When Does Autumn Begin?
UPDATED September 16, 2014
By WeatherBug Chief Meteorologist, Mark Hoekzema
Most people consider the first day of autumn to be the Autumnal Equinox, which this year is September 22. This is because, astronomically, the sun will be directly overhead of the Equator as the Earth`s tilt begins to point the northern hemisphere away from the sun.
As the earth revolves around the sun, at different times of the year the sun will be situated directly overhead at mid-day within the tropics. The Autumnal Equinox is the day the sun is again highest in the sky at noon over the equator as the apex progresses south. The day the sun is straight up at noon over the Tropic of Cancer and Capricorn (23.5 degrees North and South latitude) are the summer and winter solstices, respectively.

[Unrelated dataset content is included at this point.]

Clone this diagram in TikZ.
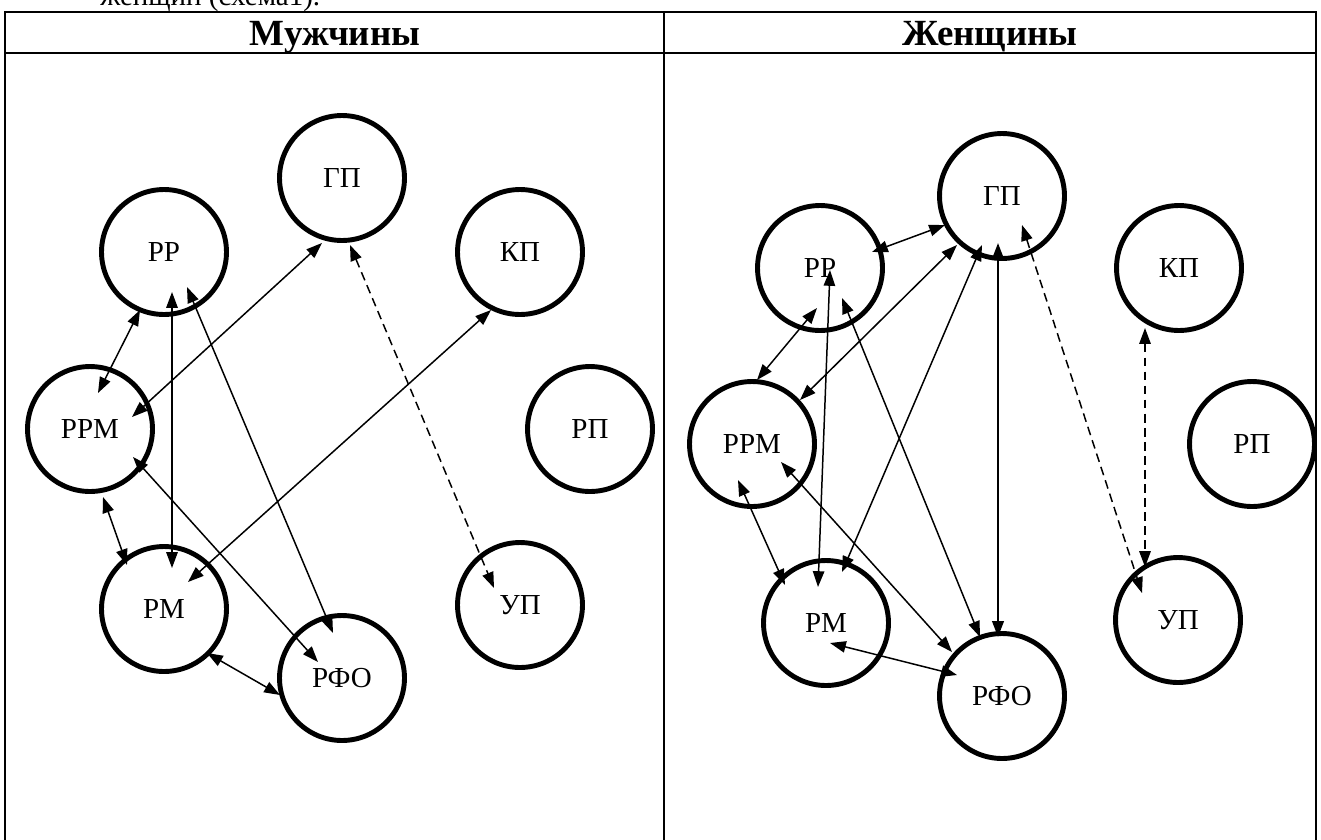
\documentclass[tikz,border=0pt]{standalone}
\usepackage{fontspec}
\setmainfont{Liberation Serif}
\usetikzlibrary{arrows.meta,calc}
\begin{document}
\begin{tikzpicture}[x=0.02cm,y=-0.02cm,
  nd/.style={circle,draw,line width=2.8pt,minimum size=2.5cm,inner sep=0pt,
    font=\fontsize{16.5}{18}\selectfont},
  hdr/.style={font=\fontsize{21}{23}\selectfont\bfseries,anchor=base,inner sep=0pt},
  tbl/.style={line width=1.2pt},
  con/.style={line width=0.85pt,
    {Triangle[length=9pt,width=6.5pt]}-{Triangle[length=9pt,width=6.5pt]}},
  dsh/.style={con,dash pattern=on 5pt off 3pt}]
\useasboundingbox (0,0) rectangle (1321,839);
% caption line cut by the page edge, as in the reference
\node[anchor=base west,inner sep=0pt,font=\fontsize{16.5}{18}\selectfont] (cap) at (100,5) {женщин (схема1).};
% table
\draw[tbl] (5,845) -- (5,12) -- (1316,12) -- (1316,845);
\draw[tbl] (5,53) -- (1316,53);
\draw[tbl] (664,12) -- (664,845);
\node[hdr] (hm) at (335,45) {Мужчины};
\node[hdr] (hw) at (990,45) {Женщины};
% left panel nodes
\node[nd] (gp1) at (342,178) {ГП};
\node[nd] (rr1) at (164,252) {РР};
\node[nd] (kp1) at (520,252) {КП};
\node[nd] (rrm1) at (90,429) {РРМ};
\node[nd] (rp1) at (590,429) {РП};
\node[nd] (rm1) at (164,609) {РМ};
\node[nd] (up1) at (520,605) {УП};
\node[nd] (rfo1) at (342,678) {РФО};
% right panel nodes
\node[nd] (gp2) at (1002,196) {ГП};
\node[nd] (rr2) at (820,268) {РР};
\node[nd] (kp2) at (1179,268) {КП};
\node[nd] (rrm2) at (752,444) {РРМ};
\node[nd] (rp2) at (1252,444) {РП};
\node[nd] (rm2) at (826,623) {РМ};
\node[nd] (up2) at (1178,620) {УП};
\node[nd] (rfo2) at (1002,696) {РФО};
% left connectors
\draw[con] ($(rr1)+(-24,58)$) -- ($(rrm1)+(8,-36)$);
\draw[con] ($(rr1)+(8,40)$) -- ($(rm1)+(8,-41)$);
\draw[con] ($(rr1)+(23,35)$) -- ($(rfo1)+(-9,-45)$);
\draw[con] ($(gp1)+(-20,65)$) -- ($(rrm1)+(42,-12)$);
\draw[con] ($(rrm1)+(43,28)$) -- ($(rfo1)+(-24,-16)$);
\draw[con] ($(kp1)+(-29,58)$) -- ($(rm1)+(24,-27)$);
\draw[con] ($(rrm1)+(13,68)$) -- ($(rm1)+(-37,-44)$);
\draw[con] ($(rm1)+(43,44)$) -- ($(rfo1)+(-62,17)$);
\draw[dsh] ($(gp1)+(8,67)$) -- ($(up1)+(-26,-17)$);
% right connectors
\draw[con] ($(rr2)+(52,-16)$) -- ($(gp2)+(-57,29)$);
\draw[con] ($(rr2)+(-3,40)$) -- ($(rrm2)+(5,-64)$);
\draw[con] ($(gp2)+(-45,49)$) -- ($(rrm2)+(48,-44)$);
\draw[con] ($(rr2)+(10,2)$) -- ($(rm2)+(-8,-36)$);
\draw[con] ($(rr2)+(22,30)$) -- ($(rfo2)+(-22,-59)$);
\draw[con] ($(gp2)+(-20,49)$) -- ($(rm2)+(16,-51)$);
\draw[con,line width=1.3pt] ($(gp2)+(-4,47)$) -- ($(rfo2)+(-4,-59)$);
\draw[con] ($(rrm2)+(-14,36)$) -- ($(rm2)+(-41,-38)$);
\draw[con] ($(rrm2)+(29,18)$) -- ($(rfo2)+(-50,-44)$);
\draw[con] ($(rm2)+(4,20)$) -- ($(rfo2)+(-45,-21)$);
\draw[dsh] ($(gp2)+(20,29)$) -- ($(up2)+(-36,-27)$);
\draw[dsh] ($(kp2)+(-34,60)$) -- ($(up2)+(-33,-53)$);
\end{tikzpicture}
\end{document}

Many refer to Astronomical Autumn on September 22 as the first "official" day of autumn. Most meteorologists will argue that autumn has been well under way by then and they have been enjoying several weeks -- if not longer -- of "fall" already.
Meteorologists observe seasons over different time periods. Meteorological fall in the northern hemisphere`s temperature zones begins on September 1, winter begins December 1, spring begins on March 1 and summer begins June 1.
There are a couple of very important reasons why this is the case. The most important is for climate record-keeping. Climatologists require set time periods to calculate averages and do year-to-year and decade-to-decade seasonal comparisons. Astronomical dates will fall on different days depending on the year and keeping seasonal climate records based on those dates would be confusing and inaccurate.
A second reason is that weather-wise, it makes more sense around the globe. In autumn, the heat of summer is waning in September just as cold, freezing temperatures become more common by December 1.